Recently, I went back and read a sermon on grace delivered long ago from one of my favorite theologians from my seminary days, Paul Tillich. His “You Are Accepted” is just what I needed to hear during these dark days, and I’ll share just a paragraph in case you need to hear it, too:

Grace strikes us when we are in great pain and restlessness. It strikes us when we walk through the dark valley of a meaningless and empty life. It strikes us when we feel that our separation is deeper than usual, because we have violated another life, a life which we loved, or from which we were estranged. It strikes us when our disgust for our own being, our indifference, our weakness, our hostility, and our lack of direction and composure have become intolerable to us.
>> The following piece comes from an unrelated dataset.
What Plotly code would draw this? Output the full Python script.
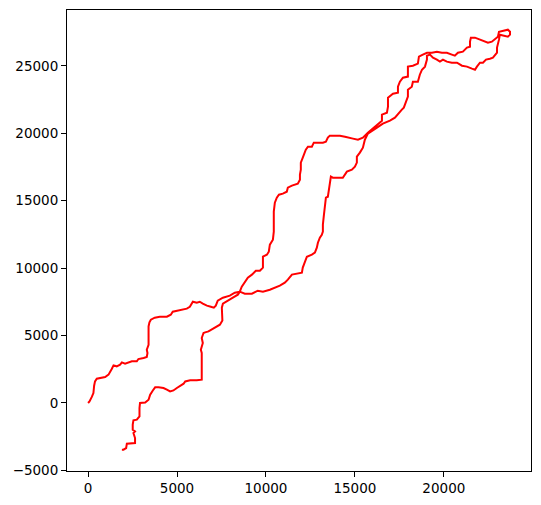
import plotly.graph_objects as go

# Path coordinates (data units)
path_x = [0, 80, 210, 300, 340, 390, 490, 670, 960, 1150, 1240, 1330, 1430, 1610, 1800, 1900, 2080, 2270, 2460, 2740,
          2830, 3120, 3300, 3340, 3300, 3400, 3400, 3400, 3450, 3530, 3750, 4030, 4430, 4650, 4760, 4990, 5270, 5550, 5720, 5890,
          6110, 6280, 6450, 6680, 6900, 7070, 7180, 7290, 7580, 7970, 8250, 8530, 8640, 8810, 8980, 9210, 9430, 9660, 9830, 9830,
          9830, 10050, 10160, 10220, 10390, 10440, 10440, 10440, 10500, 10610, 10730, 10950, 11170, 11230, 11460, 11620, 11790, 11910, 11910, 11960,
          11960, 12070, 12190, 12240, 12360, 12580, 12690, 12920, 13200, 13370, 13480, 13590, 13870, 14160, 14440, 14610, 14890, 15170, 15450, 15730,
          16010, 16240, 16520, 16520, 16800, 16860, 16860, 17140, 17420, 17420, 17530, 17700, 17980, 17980, 18260, 18540, 18600, 18820, 19050, 19330,
          19610, 19890, 20170, 20450, 20620, 20790, 21070, 21300, 21470, 21470, 21520, 21750, 22030, 22310, 22480, 22700, 22870, 23040, 23100, 23320,
          23600, 23720, 23720, 23600, 23320, 23150, 23100, 23040, 22990, 22990, 22760, 22590, 22370, 22200, 22030, 21860, 21750, 21580, 21300, 21020,
          20740, 20450, 20170, 19950, 19780, 19610, 19390, 19220, 19050, 19050, 18940, 18770, 18650, 18540, 18260, 18200, 17980, 17980, 17870, 17750,
          17640, 17420, 17250, 16970, 16570, 16240, 16010, 15730, 15560, 15510, 15450, 15280, 15110, 15110, 15000, 14830, 14550, 14320, 14040, 13760,
          13650, 13590, 13540, 13480, 13370, 13310, 13260, 13200, 13200, 13140, 13030, 12920, 12860, 12750, 12580, 12300, 12190, 12070, 12020, 11740,
          11460, 11230, 11060, 10780, 10500, 10220, 9830, 9540, 9210, 8810, 8530, 8420, 8140, 7860, 7580, 7520, 7520, 7550, 7410, 7240,
          7050, 6770, 6580, 6490, 6390, 6450, 6340, 6390, 6390, 6110, 5740, 5460, 5370, 5170, 4990, 4800, 4610, 4430, 4240, 3960,
          3770, 3640, 3490, 3400, 3210, 2920, 2890, 2890, 2740, 2550, 2510, 2510, 2640, 2550, 2640, 2640, 2360, 2180, 2140, 1990,
          1900]
path_y = [0, 120, 450, 740, 1280, 1600, 1800, 1850, 1930, 2100, 2270, 2520, 2790, 2720, 2840, 3010, 2920, 3010, 3090, 3090,
          3260, 3340, 3410, 3710, 3950, 4320, 5210, 5680, 5980, 6180, 6330, 6400, 6400, 6550, 6770, 6850, 6920, 7000, 7140, 7510,
          7440, 7510, 7370, 7220, 7140, 7070, 7220, 7590, 7810, 7960, 8180, 8260, 8630, 9000, 9300, 9520, 9810, 9810, 10040, 10480,
          10850, 11000, 11220, 11740, 12110, 12710, 13450, 14190, 14860, 15230, 15450, 15530, 15670, 15970, 16120, 16190, 16270, 16560, 16940, 17310,
          17830, 18200, 18570, 18790, 19010, 19010, 19310, 19310, 19310, 19380, 19680, 19830, 19830, 19830, 19750, 19680, 19610, 19530, 19680, 20050,
          20350, 20640, 20940, 21390, 21530, 21980, 22650, 22940, 23020, 23460, 23830, 24130, 24210, 24950, 25020, 25170, 25690, 25840, 25980, 25980,
          26060, 25980, 25980, 25840, 25760, 25980, 26060, 26360, 26430, 26800, 27100, 27100, 26950, 26800, 26730, 26800, 27020, 27170, 27540, 27620,
          27690, 27540, 27320, 27170, 27250, 27320, 26950, 26580, 26360, 25980, 25610, 25540, 25470, 25240, 25240, 24950, 24720, 24800, 24950, 25020,
          25240, 25240, 25320, 25470, 25320, 25470, 25610, 25840, 25760, 25470, 24950, 24720, 24350, 23830, 23830, 23460, 23240, 22720, 22280, 21910,
          21760, 21460, 21160, 20940, 20720, 20420, 20200, 19980, 19530, 19310, 18940, 18570, 18270, 17830, 17530, 17310, 17160, 16710, 16710, 16710,
          16790, 16340, 15670, 15300, 15230, 14710, 13970, 13230, 12710, 12480, 12260, 11890, 11520, 11150, 11000, 10850, 10480, 10040, 9670, 9590,
          9520, 9150, 8920, 8700, 8550, 8400, 8260, 8330, 8110, 8110, 8260, 8030, 7810, 7590, 7370, 7070, 6550, 6110, 5810, 5680,
          5490, 5310, 5240, 5190, 4820, 4450, 3950, 3710, 1730, 1680, 1680, 1600, 1430, 1280, 1110, 930, 860, 990, 1110, 1160,
          1160, 930, 620, 240, 40, 0, -370, -990, -1240, -1290, -1610, -1980, -2110, -2230, -2600, -2970, -2970, -3020, -3340, -3460,
          -3460]

x_ticks = [0, 5000, 10000, 15000, 20000]
y_ticks = [-5000, 0, 5000, 10000, 15000, 20000, 25000]
x_range = [-1185, 24900]
y_range = [-5045, 29150]

fig = go.Figure()
fig.add_trace(go.Scatter(x=path_x, y=path_y, mode="lines",
                         line=dict(color="#ff0000", width=2), hoverinfo="skip"))

axis_common = dict(showline=True, linecolor="black", linewidth=1, mirror=True,
                   showgrid=False, zeroline=False, ticks="outside", ticklen=5,
                   tickcolor="black", tickwidth=1, tickformat="d", automargin=False,
                   tickfont=dict(family="DejaVu Sans", size=13.5, color="black"))

fig.update_xaxes(range=x_range, tickvals=x_ticks, **axis_common)
fig.update_yaxes(range=y_range, tickvals=y_ticks, **axis_common)

# page body has an 8px margin, so the figure is sized/offset to fit the window
fig.update_layout(width=533, height=497, margin=dict(l=59, r=10, t=2, b=34, pad=0),
                  paper_bgcolor="white", plot_bgcolor="white", showlegend=False)

fig.write_html("out.html")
It strikes us when, year after year, the longed-for perfection of life does not appear, when the old compulsions reign within us as they have for decades, when despair destroys all joy and courage. Sometimes at that moment a wave of light breaks into our darkness, and it is as though a voice were saying: “You are accepted. You are accepted, accepted by that which is greater than you, and the name of which you do not know. Do not ask for the name now; perhaps you will find it later. Do not try to do anything now; perhaps later you will do much. Do not seek for anything; do not perform anything; do not intend anything. Simply accept the fact that you are accepted!” If that happens to us, we experience grace.

May you and I not allow the darkness of these days to blind us to those precious moments of grace that abound.